British sports organisations which fail to meet tough new governance standards will find it harder to get Government funding from next year.
The 64-page Code for Sports Governance will apply to any organisation which wants a slice of the £450m-plus invested annually by Sport England and UK Sport, the agencies which allocate funding for grassroots and elite sport respectively.
The code, which was first mooted last December, sets out rules for accountability and leadership, with a gender diversity target for boards of at least 30 per cent.
Sports minister Tracey Crouch said: “It is vital our domestic sports bodies uphold the very highest standards of governance and lead the world in this area.
“We want to ensure they operate efficiently and successfully while being transparent and representative of society.

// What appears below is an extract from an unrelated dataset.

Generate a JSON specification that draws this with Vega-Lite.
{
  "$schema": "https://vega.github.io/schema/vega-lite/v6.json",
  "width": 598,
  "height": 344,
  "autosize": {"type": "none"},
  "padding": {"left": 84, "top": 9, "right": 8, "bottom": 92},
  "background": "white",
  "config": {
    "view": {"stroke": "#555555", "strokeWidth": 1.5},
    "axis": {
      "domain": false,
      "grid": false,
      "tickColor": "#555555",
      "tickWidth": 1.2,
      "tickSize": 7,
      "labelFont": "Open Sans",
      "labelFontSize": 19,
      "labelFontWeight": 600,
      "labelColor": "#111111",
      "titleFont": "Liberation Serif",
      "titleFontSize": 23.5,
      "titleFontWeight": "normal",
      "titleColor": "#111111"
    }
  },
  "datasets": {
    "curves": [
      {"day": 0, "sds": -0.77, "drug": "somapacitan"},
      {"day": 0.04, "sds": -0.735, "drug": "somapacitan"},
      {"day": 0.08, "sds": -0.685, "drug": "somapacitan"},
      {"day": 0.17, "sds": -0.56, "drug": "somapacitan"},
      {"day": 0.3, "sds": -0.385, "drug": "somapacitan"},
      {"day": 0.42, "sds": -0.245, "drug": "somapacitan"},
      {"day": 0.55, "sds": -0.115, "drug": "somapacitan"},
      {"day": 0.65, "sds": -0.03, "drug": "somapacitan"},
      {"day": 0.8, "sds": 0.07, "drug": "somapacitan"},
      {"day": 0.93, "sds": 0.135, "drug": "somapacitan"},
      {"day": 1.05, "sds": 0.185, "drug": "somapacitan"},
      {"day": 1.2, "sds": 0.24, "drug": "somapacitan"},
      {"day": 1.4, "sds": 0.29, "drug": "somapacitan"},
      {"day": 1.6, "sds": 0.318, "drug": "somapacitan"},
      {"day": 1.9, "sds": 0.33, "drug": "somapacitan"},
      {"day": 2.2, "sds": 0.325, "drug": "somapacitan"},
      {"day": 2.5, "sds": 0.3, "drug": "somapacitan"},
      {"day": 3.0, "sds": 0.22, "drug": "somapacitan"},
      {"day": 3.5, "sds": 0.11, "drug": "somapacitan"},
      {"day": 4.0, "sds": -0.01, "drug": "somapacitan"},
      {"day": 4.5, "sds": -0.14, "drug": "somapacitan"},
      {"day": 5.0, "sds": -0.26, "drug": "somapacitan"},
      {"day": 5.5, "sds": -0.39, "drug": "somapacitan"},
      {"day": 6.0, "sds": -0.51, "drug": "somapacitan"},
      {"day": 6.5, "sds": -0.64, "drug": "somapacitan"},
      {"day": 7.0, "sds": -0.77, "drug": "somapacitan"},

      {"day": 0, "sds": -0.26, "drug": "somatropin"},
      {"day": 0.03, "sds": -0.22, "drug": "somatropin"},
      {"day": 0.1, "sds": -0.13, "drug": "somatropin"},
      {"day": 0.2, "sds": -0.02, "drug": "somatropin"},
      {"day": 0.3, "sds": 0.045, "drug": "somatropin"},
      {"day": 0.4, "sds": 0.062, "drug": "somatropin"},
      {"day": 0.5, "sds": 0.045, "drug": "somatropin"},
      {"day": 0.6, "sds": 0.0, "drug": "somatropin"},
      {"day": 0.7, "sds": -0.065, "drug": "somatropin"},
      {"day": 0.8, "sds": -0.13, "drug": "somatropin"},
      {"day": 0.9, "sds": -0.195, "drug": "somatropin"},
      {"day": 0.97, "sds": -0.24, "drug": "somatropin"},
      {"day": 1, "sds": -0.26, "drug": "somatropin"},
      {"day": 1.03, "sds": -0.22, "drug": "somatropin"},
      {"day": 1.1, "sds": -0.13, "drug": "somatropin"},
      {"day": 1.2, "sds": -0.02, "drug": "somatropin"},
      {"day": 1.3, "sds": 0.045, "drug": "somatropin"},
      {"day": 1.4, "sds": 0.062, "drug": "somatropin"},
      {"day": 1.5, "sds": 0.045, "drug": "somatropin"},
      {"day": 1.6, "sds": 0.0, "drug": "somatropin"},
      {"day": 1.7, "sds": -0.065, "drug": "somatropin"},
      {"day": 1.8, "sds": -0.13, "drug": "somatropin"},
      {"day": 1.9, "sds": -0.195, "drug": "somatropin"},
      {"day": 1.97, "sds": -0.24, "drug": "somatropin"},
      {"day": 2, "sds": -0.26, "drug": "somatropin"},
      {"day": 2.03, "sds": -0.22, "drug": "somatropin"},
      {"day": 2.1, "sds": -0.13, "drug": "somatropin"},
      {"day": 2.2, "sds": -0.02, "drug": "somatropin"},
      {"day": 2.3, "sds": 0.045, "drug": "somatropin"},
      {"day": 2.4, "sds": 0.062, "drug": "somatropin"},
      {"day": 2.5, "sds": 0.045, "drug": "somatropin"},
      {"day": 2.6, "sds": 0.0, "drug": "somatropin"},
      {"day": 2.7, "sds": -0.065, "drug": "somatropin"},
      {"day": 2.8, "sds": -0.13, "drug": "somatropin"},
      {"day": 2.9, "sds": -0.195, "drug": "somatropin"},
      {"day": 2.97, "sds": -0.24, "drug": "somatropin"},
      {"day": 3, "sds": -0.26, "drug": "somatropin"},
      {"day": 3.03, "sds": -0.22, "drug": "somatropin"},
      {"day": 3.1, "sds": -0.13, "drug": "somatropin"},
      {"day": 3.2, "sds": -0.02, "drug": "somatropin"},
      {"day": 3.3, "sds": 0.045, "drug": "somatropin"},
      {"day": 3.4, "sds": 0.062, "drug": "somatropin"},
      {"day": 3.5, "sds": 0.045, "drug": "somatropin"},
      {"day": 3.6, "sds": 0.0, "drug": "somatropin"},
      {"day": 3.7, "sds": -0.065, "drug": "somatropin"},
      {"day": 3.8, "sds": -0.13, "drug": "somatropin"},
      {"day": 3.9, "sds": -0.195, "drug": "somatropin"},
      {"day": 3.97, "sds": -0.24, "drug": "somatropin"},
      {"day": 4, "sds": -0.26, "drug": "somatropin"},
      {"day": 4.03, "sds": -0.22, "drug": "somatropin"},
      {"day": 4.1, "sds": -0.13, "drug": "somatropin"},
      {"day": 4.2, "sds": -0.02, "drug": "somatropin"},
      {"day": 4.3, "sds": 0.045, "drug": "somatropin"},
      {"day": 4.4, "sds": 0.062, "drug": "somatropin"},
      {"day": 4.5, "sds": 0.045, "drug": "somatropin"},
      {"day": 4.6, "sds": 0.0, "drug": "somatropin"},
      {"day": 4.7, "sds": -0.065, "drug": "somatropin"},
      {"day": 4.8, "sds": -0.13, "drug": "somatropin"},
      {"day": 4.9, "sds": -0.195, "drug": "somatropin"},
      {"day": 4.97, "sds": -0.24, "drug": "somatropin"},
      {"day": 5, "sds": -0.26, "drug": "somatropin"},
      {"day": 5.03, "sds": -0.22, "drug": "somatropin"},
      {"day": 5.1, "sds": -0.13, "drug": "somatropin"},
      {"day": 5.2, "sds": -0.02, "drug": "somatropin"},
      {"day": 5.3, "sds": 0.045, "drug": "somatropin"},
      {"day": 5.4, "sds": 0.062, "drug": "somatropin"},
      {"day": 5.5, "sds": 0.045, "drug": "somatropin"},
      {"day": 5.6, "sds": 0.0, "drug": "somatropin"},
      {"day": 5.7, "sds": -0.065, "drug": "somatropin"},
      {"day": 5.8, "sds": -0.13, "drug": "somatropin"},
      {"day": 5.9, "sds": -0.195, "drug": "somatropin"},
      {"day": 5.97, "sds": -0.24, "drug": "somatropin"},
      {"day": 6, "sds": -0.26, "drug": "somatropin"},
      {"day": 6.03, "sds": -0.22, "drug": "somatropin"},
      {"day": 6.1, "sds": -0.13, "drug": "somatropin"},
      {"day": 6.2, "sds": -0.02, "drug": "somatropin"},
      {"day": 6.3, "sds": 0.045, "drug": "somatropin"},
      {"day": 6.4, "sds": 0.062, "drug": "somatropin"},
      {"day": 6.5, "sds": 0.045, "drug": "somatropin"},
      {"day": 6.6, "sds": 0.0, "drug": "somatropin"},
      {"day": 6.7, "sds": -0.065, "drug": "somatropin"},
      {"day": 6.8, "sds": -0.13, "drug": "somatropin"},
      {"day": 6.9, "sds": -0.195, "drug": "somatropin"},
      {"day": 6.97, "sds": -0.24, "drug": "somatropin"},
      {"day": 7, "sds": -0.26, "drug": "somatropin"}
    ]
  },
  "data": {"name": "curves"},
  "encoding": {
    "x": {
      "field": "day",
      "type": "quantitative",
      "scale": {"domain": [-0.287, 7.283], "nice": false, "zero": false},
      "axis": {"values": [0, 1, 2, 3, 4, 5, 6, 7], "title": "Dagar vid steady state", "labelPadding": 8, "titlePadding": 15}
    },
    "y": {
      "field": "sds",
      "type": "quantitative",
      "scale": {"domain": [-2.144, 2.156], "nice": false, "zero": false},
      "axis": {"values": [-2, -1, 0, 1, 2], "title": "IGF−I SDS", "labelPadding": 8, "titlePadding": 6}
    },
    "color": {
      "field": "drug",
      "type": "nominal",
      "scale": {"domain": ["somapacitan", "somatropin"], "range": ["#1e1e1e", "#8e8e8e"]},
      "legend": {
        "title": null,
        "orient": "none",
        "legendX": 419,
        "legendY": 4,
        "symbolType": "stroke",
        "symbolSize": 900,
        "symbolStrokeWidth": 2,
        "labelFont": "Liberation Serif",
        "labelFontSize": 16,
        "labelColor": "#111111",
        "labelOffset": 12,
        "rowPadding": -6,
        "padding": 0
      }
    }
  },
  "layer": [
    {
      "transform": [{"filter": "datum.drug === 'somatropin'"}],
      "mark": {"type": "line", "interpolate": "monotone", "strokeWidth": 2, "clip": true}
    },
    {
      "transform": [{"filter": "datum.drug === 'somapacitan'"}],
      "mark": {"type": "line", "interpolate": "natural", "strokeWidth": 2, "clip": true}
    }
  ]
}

“We have been clear that we will expect them to adhere to the new code for sports governance if they are to receive public funding in the future.”
Crouch singled out the Football Association in July when she warned the governing body it could lose more than £30m of funding if it failed to reform.
The FA’s 12-strong board complies with much of the code but only has one female director, Heather Rabbatts, while the FA’s council has long been a source of government frustration.
Supposed to operate as football’s parliament, the council is dominated by representatives from the county FAs and other historic stakeholders, such as the armed forces and Oxbridge, with the vast majority of its members being male and white.
But the FA is far from alone in having work to do by April if it is to continue to receive public money.
Of the major governing bodies, only British Athletics currently meets the gender diversity target, while directors from the black, Asian and minority ethnic communities are conspicuous by their absence, as are directors with disabilities.
Sally Hancock, the chair of the Women In Sport campaign group, said her organisation was “pleased to see” the Government formally adopting the 30 per cent target and welcomed it as “a significant step towards improving and sustaining standards for gender balance in the sector”.
The code is based on five “basic principles of good governance” – structure, people, communication, standards and conduct, and policies and processes – and is divided into three tiers which relate to the size of the organisation and the amount of funding it wants.
Large organisations that want grants of more than £1m for ongoing projects will be expected to meet more requirements, while smaller bodies looking for less than £250,000 on a one-off basis will have fewer hurdles to get over.